Clinton recovering well from blood clot in her head
Nikhil Kumar is The Independent's New York correspondent. He was formerly assistant editor on the foreign desk and has also done a variety of jobs on the city desk, where he wrote about markets, commodities and other business and economics topics.
Tuesday 01 January 2013
Doctors expect Hillary Clinton to make a full recovery after the discovery of blood clot in her head after a concussion she suffered last month.
Mrs Clinton, who is due to step down as President Obama's Secretary of State after what is widely viewed as a successful tenure during which she became the county's most travelled top diplomat, was asked to stay back at New York Presbyterian over the weekend after the detection of the clot during a medical exam.
The check-up had been planned in the wake of a concussion in mid-December, when Mrs Clinton, who maintained a gruelling schedule in the past four years, visiting 112 countries as Mr Obama's chief emissary abroad, fainted due to what was reported to be dehydration. At the time, the former Democratic Presidential hopeful was suffering from a stomach virus.

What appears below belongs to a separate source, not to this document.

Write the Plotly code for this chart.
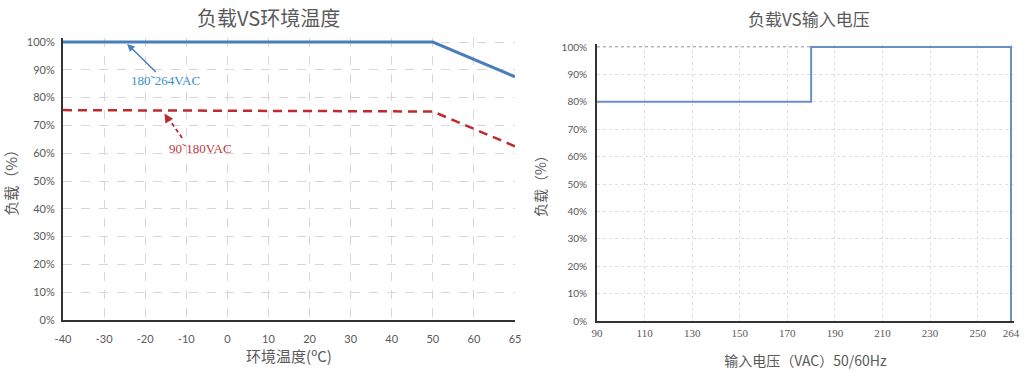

Last night, doctors disclosed that the clot was "in the vein in the space between the brain and the skull, behind the right ear". However, they added that "it did not result in a stroke or neurological damage". "The secretary is making excellent progress and we are confident she will make a full recovery," the doctors said in a statement. "She is in good spirits, engaging with her doctors, her family, and her staff."
Mrs Clinton's health has come into focus as attention turns from her tenure at the State Department – where she is due to replaced by Senator John Kerry around the time of Mr Obama's second inauguration later this month – to a potential White House run in 2016.

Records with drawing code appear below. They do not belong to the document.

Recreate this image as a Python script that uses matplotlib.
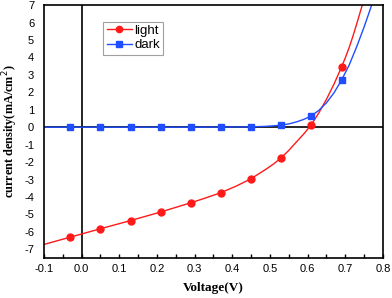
import matplotlib
matplotlib.use("Agg")
import matplotlib.pyplot as plt
from matplotlib.ticker import MultipleLocator

plt.rcParams["axes.unicode_minus"] = False

# measured points
v_pts = [-0.03, 0.05, 0.13, 0.21, 0.29, 0.37, 0.45, 0.53, 0.61, 0.69]
light_pts = [-6.30, -5.82, -5.35, -4.86, -4.33, -3.75, -2.95, -1.75, 0.15, 3.45]
dark_pts = [0.0, 0.0, 0.0, 0.0, 0.0, 0.0, 0.02, 0.12, 0.65, 2.70]

# fitted curves
light_curve_v = [-0.10, -0.03, 0.05, 0.13, 0.21, 0.29, 0.33, 0.37, 0.41, 0.45,
                 0.49, 0.51, 0.53, 0.55, 0.57, 0.59, 0.61, 0.63, 0.65, 0.67,
                 0.69, 0.70, 0.71, 0.72, 0.73, 0.745]
light_curve_j = [-6.72, -6.30, -5.82, -5.35, -4.86, -4.33, -4.05, -3.75, -3.38, -2.95,
                 -2.40, -2.10, -1.75, -1.33, -0.85, -0.38, 0.15, 0.83, 1.60, 2.47,
                 3.45, 3.98, 4.55, 5.20, 5.90, 7.0]
dark_curve_v = [-0.10, 0.29, 0.41, 0.45, 0.49, 0.51, 0.53, 0.55, 0.57, 0.59,
                0.61, 0.63, 0.65, 0.67, 0.69, 0.71, 0.73, 0.75, 0.77]
dark_curve_j = [0.0, 0.0, 0.01, 0.02, 0.05, 0.08, 0.12, 0.19, 0.30, 0.45,
                0.65, 0.97, 1.40, 1.97, 2.70, 3.55, 4.60, 5.75, 7.0]

RED = "#ff1a1a"
BLUE = "#1f4dff"

fig = plt.figure(figsize=(3.92, 2.98), dpi=100)
ax = fig.add_axes([0.112, 0.134, 0.865, 0.849])

ax.axhline(0, color="black", lw=1.2, zorder=1)
ax.axvline(0, color="black", lw=1.2, zorder=1)

ax.plot(light_curve_v, light_curve_j, color=RED, lw=1.0, zorder=2)
ax.plot(dark_curve_v, dark_curve_j, color=BLUE, lw=1.0, zorder=2)
ax.plot(v_pts, light_pts, "o", color=RED, ms=5, zorder=3)
ax.plot(v_pts, dark_pts, "s", color=BLUE, ms=4.5, zorder=3)

# legend proxies
ax.plot([], [], "-o", color=RED, lw=1.0, ms=4.5, label="light")
ax.plot([], [], "-s", color=BLUE, lw=1.0, ms=4, label="dark")
leg = ax.legend(loc="upper left", bbox_to_anchor=(0.175, 0.935), frameon=True,
                fancybox=False, edgecolor="#888888", handlelength=1.9,
                handletextpad=0.2, borderpad=0.25, labelspacing=0.15,
                borderaxespad=0.0,
                prop={"family": "Liberation Sans", "size": 9.5})
leg.get_frame().set_linewidth(0.8)

ax.set_xlim(-0.1, 0.8)
ax.set_ylim(-7.5, 7)
ax.xaxis.set_major_locator(MultipleLocator(0.1))
ax.xaxis.set_minor_locator(MultipleLocator(0.05))
ax.yaxis.set_major_locator(MultipleLocator(1))
ax.tick_params(axis="x", which="both", direction="in", length=3, width=1,
               top=False, labelsize=8, pad=4)
ax.tick_params(axis="y", which="both", length=0, labelsize=8, pad=7)
for lab in ax.get_xticklabels() + ax.get_yticklabels():
    lab.set_family("Liberation Sans")
ax.set_xticklabels([f"{t:.1f}" for t in ax.get_xticks()])

for sp in ax.spines.values():
    sp.set_linewidth(1.2)

ax.set_xlabel("Voltage(V)", family="Liberation Serif", fontweight="bold", fontsize=9.5, labelpad=6)
ax.set_ylabel("current density(mA/cm$^2$)", family="Liberation Serif", fontweight="bold",
              fontsize=8.8, labelpad=3)

fig.savefig("out.png", dpi=100)
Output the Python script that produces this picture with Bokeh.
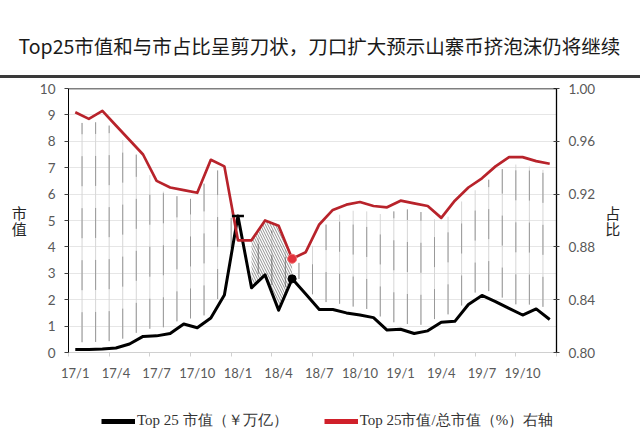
from bokeh.plotting import figure
from bokeh.models import (Range1d, LinearAxis, FixedTicker, Span, Legend, Title, Div,
                          LegendItem, NumeralTickFormatter, InlineStyleSheet)
from bokeh.layouts import column
from bokeh.embed import file_html
from bokeh.resources import INLINE

# ---------------- data ----------------
months = ["17/1", "17/2", "17/3", "17/4", "17/5", "17/6", "17/7", "17/8", "17/9", "17/10", "17/11", "17/12",
          "18/1", "18/2", "18/3", "18/4", "18/5", "18/6", "18/7", "18/8", "18/9", "18/10", "18/11", "18/12",
          "19/1", "19/2", "19/3", "19/4", "19/5", "19/6", "19/7", "19/8", "19/9", "19/10", "19/11", "19/12"]
top25_cap = [0.11, 0.11, 0.13, 0.17, 0.32, 0.61, 0.63, 0.72, 1.08, 0.94, 1.31, 2.18,
             5.17, 2.45, 2.94, 1.60, 2.79, 2.22, 1.63, 1.63, 1.50, 1.42, 1.32, 0.85,
             0.88, 0.72, 0.82, 1.15, 1.18, 1.82, 2.16, 1.93, 1.67, 1.42, 1.65, 1.25]
top25_share = [0.982, 0.977, 0.983, 0.972, 0.961, 0.950, 0.930, 0.925, 0.923, 0.921, 0.946, 0.941,
               0.885, 0.885, 0.900, 0.896, 0.871, 0.876, 0.897, 0.908, 0.912, 0.914, 0.911, 0.910,
               0.915, 0.913, 0.911, 0.902, 0.915, 0.925, 0.932, 0.941, 0.948, 0.948, 0.945, 0.943]
tick_labels = ["17/1", "17/4", "17/7", "17/10", "18/1", "18/4", "18/7", "18/10",
               "19/1", "19/4", "19/7", "19/10"]
left_ticks = [0, 1, 2, 3, 4, 5, 6, 7, 8, 9, 10]
right_ticks = [0.80, 0.84, 0.88, 0.92, 0.96, 1.00]
peak_idx = 12
mark_idx = 16
hatch_from, hatch_to = 13, 16

title_text = "Top25市值和与市占比呈剪刀状，刀口扩大预示山寨币挤泡沫仍将继续"
left_title = "市\n值"
right_title = "占\n比"
cap_label = "Top 25 市值（￥万亿）"
share_label = "Top 25市值/总市值（%）右轴"

# ---------------- derived ----------------
n = len(months)
xs = [i + 0.5 for i in range(n)]
L0, L1 = 0.0, 10.0
R0, R1 = 0.80, 1.00
def to_left(r):
    return L0 + (r - R0) / (R1 - R0) * (L1 - L0)
share_left = [to_left(v) for v in top25_share]

TICK_FONT = "Lato"
TICK_COLOR = "#595959"
CJK = "Noto Sans CJK SC"
NAN = float("nan")

# ---------------- title strip ----------------
tf = figure(width=640, height=75, x_range=Range1d(0, 1), y_range=Range1d(0, 1),
            x_axis_type=None, y_axis_type=None, output_backend="svg", toolbar_location=None,
            min_border_left=68, min_border_right=84, min_border_top=70, min_border_bottom=0,
            outline_line_color=None)
tf.xgrid.visible = False
tf.ygrid.visible = False
tf.title = Title(text=title_text, align="left", offset=-50, standoff=22,
                 text_font=CJK, text_font_size="19.5px", text_font_style="normal",
                 text_color="#1a1a1a")

# header rule
rule = Div(text="", width=640, height=3, margin=0,
           styles={"background-color": "#3a3a3a", "min-height": "3px", "height": "3px"},
           stylesheets=[InlineStyleSheet(css=":host { background-color: #3a3a3a; min-height: 3px; }")])

# ---------------- main figure ----------------
p = figure(width=640, height=305, x_range=Range1d(0, n), y_range=Range1d(L0, L1),
           output_backend="svg", toolbar_location=None,
           min_border_left=68, min_border_right=84, min_border_top=10, min_border_bottom=26,
           outline_line_color=None)
p.extra_y_ranges = {"share": Range1d(R0, R1)}

# x axis
xa = p.xaxis[0]
xa.ticker = FixedTicker(ticks=[xs[3 * k] for k in range(len(tick_labels))],
                        minor_ticks=[3 * k for k in range(n // 3 + 1)])
xa.major_label_overrides = {xs[3 * k]: lab for k, lab in enumerate(tick_labels)}
xa.major_tick_line_color = None
xa.major_tick_out = 0
xa.major_tick_in = 0
xa.minor_tick_line_color = "#d0d0d0"
xa.minor_tick_out = 4
xa.minor_tick_in = 0
xa.axis_line_color = "#d0d0d0"
xa.major_label_standoff = 8
xa.major_label_text_font = TICK_FONT
xa.major_label_text_font_size = "13px"
xa.major_label_text_color = TICK_COLOR

# left axis
ya = p.yaxis[0]
ya.ticker = FixedTicker(ticks=left_ticks)
ya.axis_line_color = "black"
ya.major_tick_line_color = "#404040"
ya.major_tick_out = 4
ya.major_tick_in = 0
ya.minor_tick_line_color = None
ya.major_label_standoff = 9
ya.major_label_text_font = TICK_FONT
ya.major_label_text_font_size = "13.5px"
ya.major_label_text_color = TICK_COLOR
ya.axis_label = left_title
ya.axis_label_orientation = "horizontal"
ya.axis_label_standoff = 10
ya.axis_label_text_font = CJK
ya.axis_label_text_font_style = "normal"
ya.axis_label_text_font_size = "15px"
ya.axis_label_text_line_height = 0.8
ya.axis_label_text_color = "#262626"

# right axis
ra = LinearAxis(y_range_name="share", ticker=FixedTicker(ticks=right_ticks),
                formatter=NumeralTickFormatter(format="0.00"))
ra.axis_line_color = "black"
ra.axis_line_width = 1.3
ra.major_tick_line_color = "#404040"
ra.major_tick_out = 3
ra.major_tick_in = 3
ra.minor_tick_line_color = None
ra.major_label_standoff = 9
ra.major_label_text_font = TICK_FONT
ra.major_label_text_font_size = "13.5px"
ra.major_label_text_color = TICK_COLOR
ra.axis_label = right_title
ra.axis_label_orientation = "horizontal"
ra.axis_label_standoff = 7
ra.axis_label_text_font = CJK
ra.axis_label_text_font_style = "normal"
ra.axis_label_text_font_size = "15px"
ra.axis_label_text_line_height = 0.8
ra.axis_label_text_color = "#262626"
p.add_layout(ra, "right")

p.xgrid.visible = False
p.ygrid.grid_line_color = "#e6e6e6"
p.ygrid.grid_line_width = 1

# top border of the plot area
p.add_layout(Span(location=L1, dimension="width", line_color="black", line_width=1.3))

# vertical connector lines between the two curves (at category boundaries)
gap = 0.28
sx, sy0, sy1 = [], [], []
for j in range(1, n):
    top = (share_left[j - 1] + share_left[j]) / 2 - gap
    bot = (top25_cap[j - 1] + top25_cap[j]) / 2 + gap
    if top - bot > 0.25:
        sx.append(j); sy0.append(bot); sy1.append(top)
p.segment(x0=sx, y0=sy0, x1=sx, y1=sy1, line_color="#d6d6d6", line_width=1)
p.segment(x0=sx, y0=sy0, x1=sx, y1=sy1, line_color="#999999", line_width=1, line_dash="30 22")

# hatched wedge
hx = xs[hatch_from:hatch_to + 1]
p.varea(x=hx, y1=top25_cap[hatch_from:hatch_to + 1], y2=share_left[hatch_from:hatch_to + 1],
        fill_alpha=0, hatch_pattern="\\", hatch_color="#3c3c3c", hatch_alpha=0.8,
        hatch_scale=5, hatch_weight=0.7)

# series lines
p.line(xs, top25_cap, line_color="black", line_width=3, line_join="round")
p.line(xs, top25_share, y_range_name="share", line_color="#b8232b", line_width=2.7, line_join="round")

# highlight markers
p.scatter([xs[peak_idx]], [top25_cap[peak_idx]], marker="dash", size=12,
          line_color="black", line_width=2.5)
p.scatter([xs[mark_idx]], [top25_share[mark_idx]], y_range_name="share", marker="circle",
          size=9, fill_color="#e2323c", line_color="#f07070", line_width=1)
p.scatter([xs[mark_idx]], [top25_cap[mark_idx]], marker="circle", size=8,
          fill_color="black", line_color="black")

# ---------------- legend strip ----------------
lg = figure(width=640, height=60, x_range=Range1d(0, 1), y_range=Range1d(0, 1),
            x_axis_type=None, y_axis_type=None, output_backend="svg", toolbar_location=None,
            min_border_left=68, min_border_right=84, min_border_top=0, min_border_bottom=0,
            outline_line_color=None)
lg.xgrid.visible = False
lg.ygrid.visible = False
# legend proxies (NaN data: nothing drawn in the strip, only the legend swatch)
lb = lg.line(x=[NAN, NAN], y=[NAN, NAN], line_color="black", line_width=5)
lr = lg.line(x=[NAN, NAN], y=[NAN, NAN], line_color="#d0202a", line_width=5)
legend = Legend(items=[LegendItem(label=cap_label, renderers=[lb]),
                       LegendItem(label=share_label, renderers=[lr])],
                orientation="horizontal", location=(33, 13), glyph_width=34, glyph_height=12,
                label_standoff=2, spacing=36, padding=0, margin=0,
                border_line_alpha=0, background_fill_alpha=0,
                label_text_font="Liberation Serif", label_text_font_size="15px",
                label_text_color="#333333")
lg.add_layout(legend)

layout = column(tf, rule, p, lg, spacing=0)
open("out.html", "w").write(file_html(layout, INLINE))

Earlier, her illness forced the 65-year-old to cancel a planned trip to the Middle East and North Africa. It also led to her bowing out from testifying before a Congressional panel probing the attack on the US diplomatic post in Benghazi, Libya. The assault on 11 September led to the death of a number of American officials, including Ambassador Chris Stevens, and provoked a heated debate between the White House and senior Republicans, who questioned security arrangements for diplomats operating abroad.
Yesterday, in the latest development in the Benghazi case, a Senate report concluded that the State Department's decision to keep the outpost open despite "the inability of the Libyan government to fulfil its duties to secure the facility" and "the increasingly dangerous threat assessments" was a "grievous mistake".